Estoy haciéndome mayor. Es lo primero que he pensado cuando he visto la fecha en el calendario. Vaya por Dios. Lo malo de eso es que no tiene solución y la que tiene no me gusta. Mejor crecer, sin duda alguna. Pero andaba marcando la visita del médico en rojo, cuando he visto que hoy hace veinte años que entré a trabajar en Canal 9. Antes hubo prensa y radio local, que uno tiene su edad, pero aquel día de primavera en el que bajé la rampa hacia el desmedido edificio de hormigón de Televisión Valenciana marcó un antes y un después. Entraba en “la tele”.

Voy a decir una cosa y no es que me ciegue la pasión: la solemnidad y la ilusión efervescente de aquel día no se ha vuelto a repetir en otros platós con decorados más caros y mejor iluminados. Bien es cierto que entraba con veintitantos años y a esas edades uno se ciega con cualquier espumillón, pero fue aquel mayo del 97 fue mítico como dicen los chavales de hoy.

Al poco estaba haciendo reportajes de tiburones, señoras del Cabañal y talleres de fallas. Y sí, videos del calor con mucho bikini, que es lo que le pone cachondo a un editor de informativos, y mucho turista en terraza comiendo paella y helado de limón. Eso no ha cambiado. Tampoco es que los noticieros sean los documentales de la 2. Y ni falta que les hace, que con un poco de azúcar esa píldora que os dan, esa píldora que os dan... pasará mejor. Lo recuerdo así, que es lo que tiene la memoria adulterada.

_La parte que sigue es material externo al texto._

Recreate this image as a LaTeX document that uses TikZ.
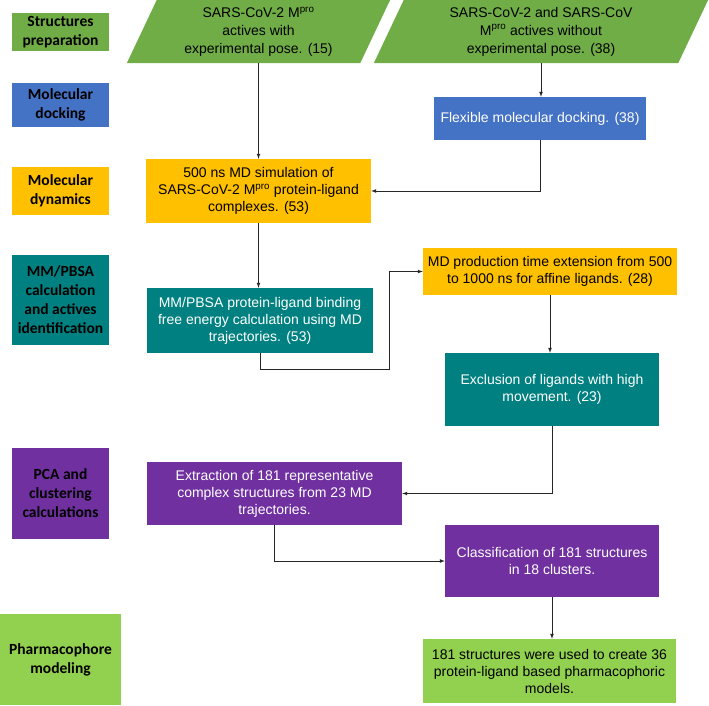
\documentclass[tikz,border=0pt]{standalone}
\usepackage{fontspec}
\setmainfont{Liberation Sans}
\newfontfamily\lblfont{Carlito}
\definecolor{prepgreen}{RGB}{112,173,71}
\definecolor{dockblue}{RGB}{68,114,196}
\definecolor{dynyellow}{RGB}{255,192,0}
\definecolor{mmteal}{RGB}{0,128,128}
\definecolor{pcapurple}{RGB}{112,48,160}
\definecolor{pharmgreen}{RGB}{146,208,80}
\pgfdeclarelayer{bg}
\pgfsetlayers{bg,main}

\tikzset{
  stage/.style={rectangle, inner sep=0pt, minimum width=97pt, align=center,
    font=\lblfont\bfseries\fontsize{15.5}{19}\selectfont},
  task/.style={rectangle, inner sep=0pt, align=center,
    font=\fontsize{14}{17}\selectfont},
  arr/.style={-latex, line width=0.7pt, black!85},
}

\begin{document}
\begin{tikzpicture}[x=1pt, y=-1pt]
  \useasboundingbox (0,0) rectangle (709,705);
  \def\sl{15} % half slant of the input boxes

  % stages on the left
  \node[stage, fill=prepgreen, minimum height=38pt] (lprep) at (60.5,32) {Structures\\preparation};
  \node[stage, fill=dockblue, minimum height=44pt] (ldock) at (60.5,105) {Molecular\\docking};
  \node[stage, fill=dynyellow, minimum height=48pt] (ldyn) at (60.5,191) {Molecular\\dynamics};
  \node[stage, fill=mmteal, minimum height=90pt] (lmm) at (60.5,300) {MM/PBSA\\calculation\\and actives\\identification};
  \node[stage, fill=pcapurple, minimum height=91pt] (lpca) at (60.5,493.5) {PCA and\\clustering\\calculations};
  \node[stage, fill=pharmgreen, minimum width=121pt, minimum height=91pt] (lpharm) at (60.5,659.5) {Pharmacophore\\modeling};

  % input sets
  \node[task, font=\fontsize{14}{18}\selectfont, minimum width=233pt, minimum height=63pt] (prepA) at (258.5,31.5)
       {SARS-CoV-2 M\textsuperscript{pro}\\actives with\\experimental pose. (15)};
  \node[task, font=\fontsize{14}{18}\selectfont, minimum width=304pt, minimum height=63pt] (prepB) at (541,31.5)
       {SARS-CoV-2 and SARS-CoV\\M\textsuperscript{pro} actives without\\experimental pose. (38)};
  \begin{pgfonlayer}{bg}
    \foreach \p in {prepA,prepB}
      \fill[prepgreen] ([xshift=-\sl pt]\p.south west) -- ([xshift=\sl pt]\p.north west)
           -- ([xshift=\sl pt]\p.north east) -- ([xshift=-\sl pt]\p.south east) -- cycle;
  \end{pgfonlayer}

  % steps
  \node[task, fill=dockblue, text=white, minimum width=212pt, minimum height=43pt] (dock) at (540,118.5)
       {Flexible molecular docking. (38)};
  \node[task, fill=dynyellow, minimum width=225pt, minimum height=64pt] (md) at (258.5,191)
       {500 ns MD simulation of\\SARS-CoV-2 M\textsuperscript{pro} protein-ligand\\complexes. (53)};
  \node[task, fill=dynyellow, minimum width=254pt, minimum height=47pt] (ext) at (550,271.5)
       {MD production time extension from 500\\to 1000 ns for affine ligands. (28)};
  \node[task, fill=mmteal, text=white, minimum width=226pt, minimum height=65pt] (mm) at (260,320.5)
       {MM/PBSA protein-ligand binding\\free energy calculation using MD\\trajectories. (53)};
  \node[task, fill=mmteal, text=white, minimum width=214pt, minimum height=73pt] (excl) at (552,389.5)
       {Exclusion of ligands with high\\movement. (23)};
  \node[task, fill=pcapurple, text=white, minimum width=255pt, minimum height=63pt] (extr) at (274.5,493.5)
       {Extraction of 181 representative\\complex structures from 23 MD\\trajectories.};
  \node[task, fill=pcapurple, text=white, minimum width=214pt, minimum height=72pt] (cls) at (552,561)
       {Classification of 181 structures\\in 18 clusters.};
  \node[task, fill=pharmgreen, minimum width=253pt, minimum height=64pt] (pharm) at (549.5,671)
       {181 structures were used to create 36\\protein-ligand based pharmacophoric\\models.};

  % flow
  \draw[arr] (prepA.south) -- (prepA.south |- md.north);
  \draw[arr] (prepB.south) -- (prepB.south |- dock.north);
  \draw[arr] (dock.south) |- (md.east);
  \draw[arr] (md.south) -- (md.south |- mm.north);
  \draw[arr] (mm.south) -- ++(0,16) -| ([xshift=-33pt]ext.west) -- (ext.west);
  \draw[arr] (ext.south) -- (ext.south |- excl.north);
  \draw[arr] (excl.south) |- (extr.east);
  \draw[arr] (extr.south) |- (cls.west);
  \draw[arr] (cls.south) -- (cls.south |- pharm.north);
\end{tikzpicture}
\end{document}
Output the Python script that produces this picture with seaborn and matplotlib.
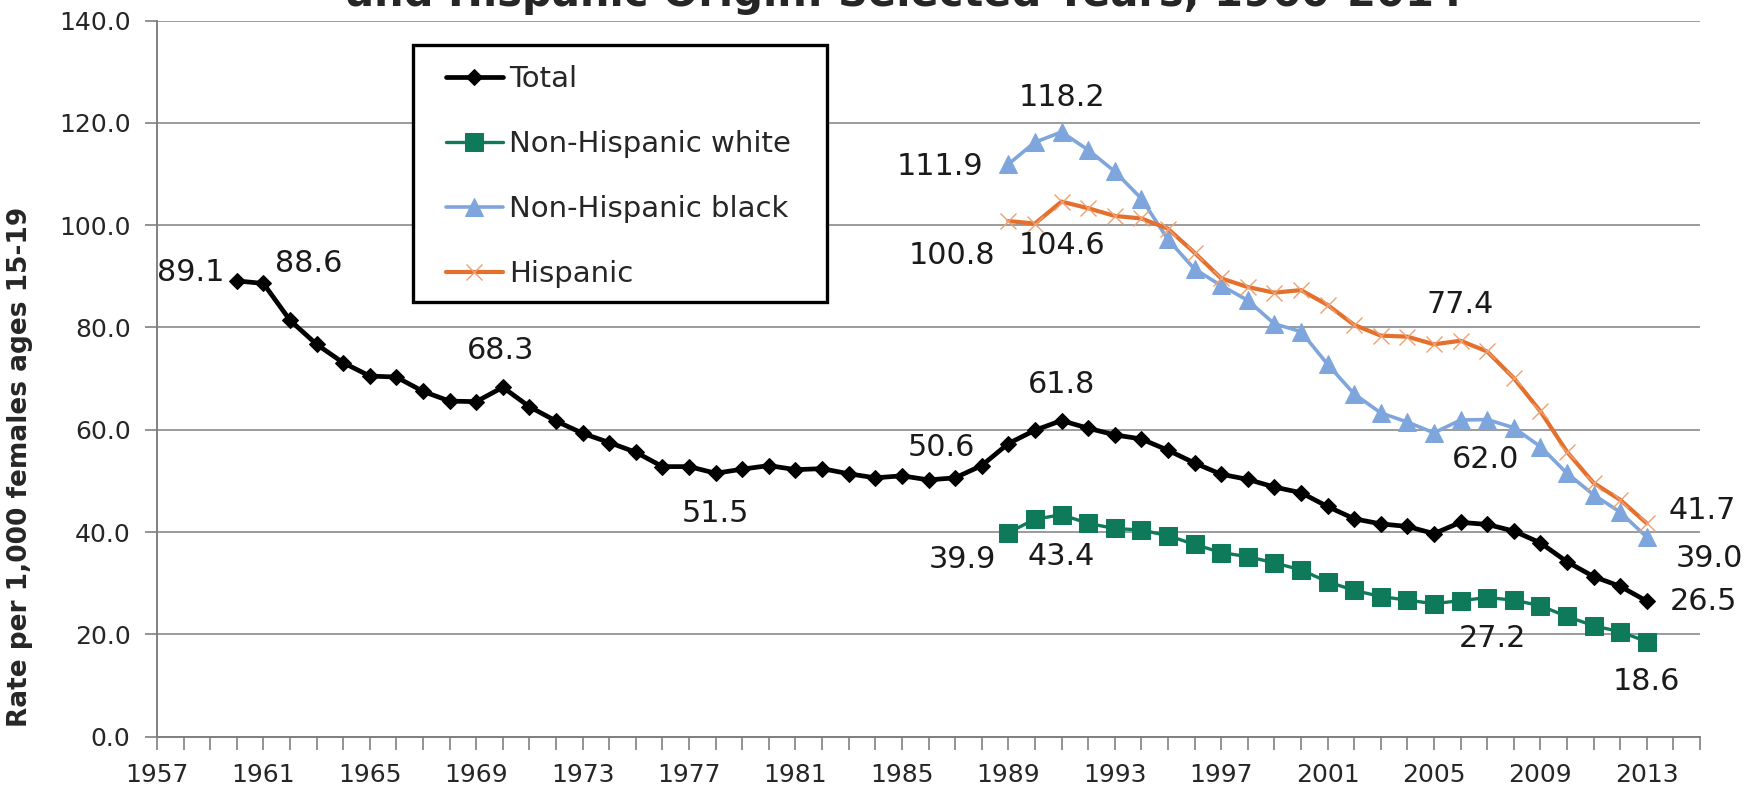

Superados aquellos inicios de ilusión y espejismo, la tele mutó en trabajo. Qué suerte. Luego se convirtió en matrimonio, en una relación estable, un lugar en el que uno se movía cómodo por los platós y tranquilo por los pasillos. Si por mi padre fuera, me hubiera quedado más tiempo. Pero hay que reconciliarse con otros escenarios, los cambios son higiénicos.

Cuando salíamos de aquella redacción de informativos de fin de semana de 1997, nos íbamos a la Malva-rosa, a cenar al fresco y comentar hazañas entre reporteros primerizos. Nos quejábamos del jefe como buenos compañeros y brindábamos por el futuro. “El día de mañana”, decíamos. Ay. El día de mañana es hoy. Hoy precisamente, que tengo visita en el médico para una cosita digestiva. Veinte años no es nada. Nada para el tango, porque para la salud son un lastre.

Si los artículos tuvieran banda sonora, ahora mismo estaría oyendo las risas de aquel equipo y las olas del mar rompiendo en la orilla. Y cómo, también, en una de esas noches, un tipo con máscara vino gateando a donde estábamos mirando la luna de Valencia y nos robó las mochilas. “Y ahora, ¿cómo volvemos?”. Resultado periodístico de hace veinte años: “De esto, amigos, hacemos un reportaje, que no sea por no informar”. Va por ellos. Sentir que es un soplo la vida, errante en las sombras te busca y te nombra. Vivir.